In our training cohort, the presence or absence of extrahepatic metastases was not predictive of overall survival. This negative finding stands in contrast to other reports on baseline prognostic factors in patients with CRC [29, 30]. The discrepancy is most likely related to the extensive pretreatment and careful pre-selection of patients being considered for SIRT: only those patients with very limited extrahepatic metastases were judged as suitable candidates. Thus, no patients showing advanced extrahepatic disease in the pre-therapeutic examination—which is likely to adversely affect survival—were selected for SIRT.
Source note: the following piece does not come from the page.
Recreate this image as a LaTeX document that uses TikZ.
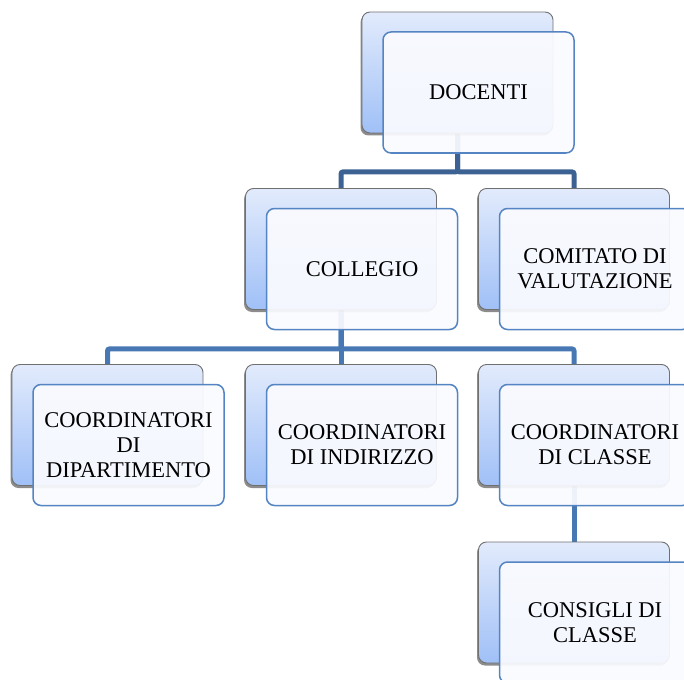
\documentclass[tikz,border=0pt]{standalone}
\usepackage{fontspec}
\setmainfont{Liberation Serif}
\usepackage{xcolor}
\usepackage{tikz}
\usetikzlibrary{shadows,backgrounds,calc}
\definecolor{backtop}{RGB}{226,235,252}
\definecolor{backbot}{RGB}{160,192,247}
\definecolor{backline}{RGB}{112,112,112}
\definecolor{frontfill}{RGB}{250,251,255}
\definecolor{frontline}{RGB}{84,132,194}
\definecolor{linkone}{RGB}{60,98,148}
\definecolor{linktwo}{RGB}{72,120,180}

\begin{document}
\begin{tikzpicture}[x=1pt, y=-1pt,
    back/.style={draw=backline, line width=0.9pt, rounded corners=8pt,
        minimum width=191pt, minimum height=121pt,
        top color=backtop, bottom color=backbot,
        drop shadow={shadow xshift=-1.5pt, shadow yshift=-2.5pt, opacity=0.45, fill=black}},
    front/.style={draw=frontline, line width=1.5pt, rounded corners=8pt,
        minimum width=191pt, minimum height=121pt,
        fill=frontfill, fill opacity=0.93, text opacity=1, align=center,
        font=\fontsize{22.5}{25}\selectfont},
    linkA/.style={line width=5pt, draw=linkone, rounded corners=2pt},
    linkB/.style={line width=5pt, draw=linktwo, rounded corners=2pt}]
    \useasboundingbox (0,0) rectangle (684,679);
    \clip (0,0) rectangle (684,679);
    \foreach \n/\cx/\cy/\txt in {doc/457.5/72.5/DOCENTI,
                                 col/341/249/COLLEGIO,
                                 com/574/249/{COMITATO DI\\VALUTAZIONE},
                                 dip/107.5/425/{COORDINATORI\\DI\\DIPARTIMENTO},
                                 ind/341/425/{COORDINATORI\\DI INDIRIZZO},
                                 cla/574/425/{COORDINATORI\\DI CLASSE},
                                 con/574/602.5/{CONSIGLI DI\\CLASSE}}
    {
        \node[back] (\n-b) at (\cx,\cy) {};
        \node[front] (\n) at ($(\n-b)+(21,20)$) {\txt};
    }
    \begin{scope}[on background layer]
        \draw[linkA] (doc-b.south) -- ++(0,38.5) -| (col-b.north);
        \draw[linkA] (doc-b.south) -- ++(0,38.5) -| (com-b.north);
        \draw[linkB] (col-b.south) -- ++(0,39) -| (dip-b.north);
        \draw[linkB] (col-b.south) -- (ind-b.north);
        \draw[linkB] (col-b.south) -- ++(0,39) -| (cla-b.north);
        \draw[linkB] (cla-b.south) -- (con-b.north);
    \end{scope}
\end{tikzpicture}
\end{document}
There is a lack of published literature on randomized prospective trials on SIRT, and as such, the value of radioembolization has not yet been clearly defined in guidelines for the management of CRC [31, 32]. In clinical practice, SIRT is usually applied as a palliative treatment, e.g., as a bridge between two chemotherapy cycles intended to allow recovery from non-hepatic toxicity, or as adjuvant therapy for patients showing insufficient response to chemotherapy. The decision to opt for SIRT must be based on estimated risks and benefits, as radioembolization entails hospitalization and can produce serious adverse effects. The prognosis after radioembolization is a particularly important aspect for clinicians and patients involved in the decision-making process. Our new risk nomogram, which combines several pre-therapeutic parameters, thereby provided a good estimation of outcome in two independent patient cohorts. However, further validation will need to confirm its utility for CRLM patients being considered for SIRT at other institutions.

Limitations

The limitations of our study arise from its retrospective design and the limited number of patients analyzed in both the training and validation cohorts. Consequently, a definitive validation should be undertaken in a larger cohort of patients, preferably recruited prospectively at multiple centres. Many of our initial patients were excluded during pre-therapeutic evaluation, as they did not meet the inclusion criteria for radioembolization. As such, our study may suffer from selection bias, thus limiting the validity of our nomogram for cases adhering strictly to the inclusion criteria described in the “Materials and methods” section. Prior to routine follow-up 3 months after SIRT, our patients received no further cancer-directed therapy. However, we did not analyze the effect of subsequent treatments, which may have influenced survival in the late-line setting. On the other hand, the validity of our study is supported by our inclusion of easy-to-obtain variables and by its cross-validation through an external patient cohort.

Conclusions

To the best of our knowledge, we have defined the first simple model for the prediction of 1-year survival of patients with CRLM after radioembolization. The model includes four pre-therapeutic parameters, each of which independently predicted reduced survival: no liver surgery, CEA ≥ 150 ng/ml, transaminase toxicity ≥ 2.5× ULN, and CT size ≥ 10 cm. Our nomogram provided good prediction of survival in two independent patient cohorts. However, this system needs further validation in larger patient cohorts before it can be applied in clinical practice.